ミリオンダラー・ベイビー : 映画評論・批評
2005年5月13日更新
2005年5月28日より丸の内ピカデリー1ほかにてロードショー
その悲劇を照らし続ける光がある
あまりに絶望的な結末に、愕然とする。おそらくアカデミー賞史上最も絶望的な映画ではないか。確かに、絶望の果ての小さな光がそこにないわけではない。いや、絶望であると同時にあらゆる人生を等しく照らし出す光がそこにあると言った方がいいかもしれない。絶望と共にしかあり得ない、人生の光。
一体、すでに30歳を過ぎて孤独に耐えながらプロのボクサーを目指す女性が、この世に何人いるだろうか。いずれは彼女の夢につきあうことになる老トレーナーも、おそらく同じ思いを抱いていただろう。だがそんな女性もいる。この地球のどこかにいるのだ。この映画を見るとそう思う。いや、それは私自身のことかもしれないとも思う。性別・年齢関係なく、誰もがその絶望と希望の境目に立っている。それを知らないのは運がいいだけなのだ。
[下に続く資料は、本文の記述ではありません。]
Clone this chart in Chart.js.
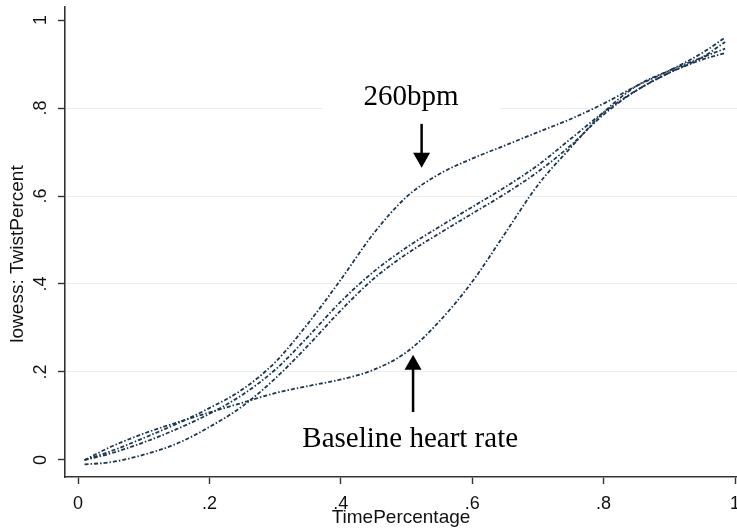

だからほんのちょっとのことで、バランスは崩れる。誰もそれを修正することは出来ない。それは徹底した悲劇となるが、その悲劇を照らし続ける光がある。それは、女性プロボクサーや老トレーナーの希望も絶望もすべてを等しく照らす。つまり、世界のすべてを。だが悲劇がハッピーエンドに変わることはない。しかしそれでも我々は生きていくことが出来る。光に照らされた世界のすべてを、その胸に感じながら。それが映画を見ることの意味であると、この映画は語っている。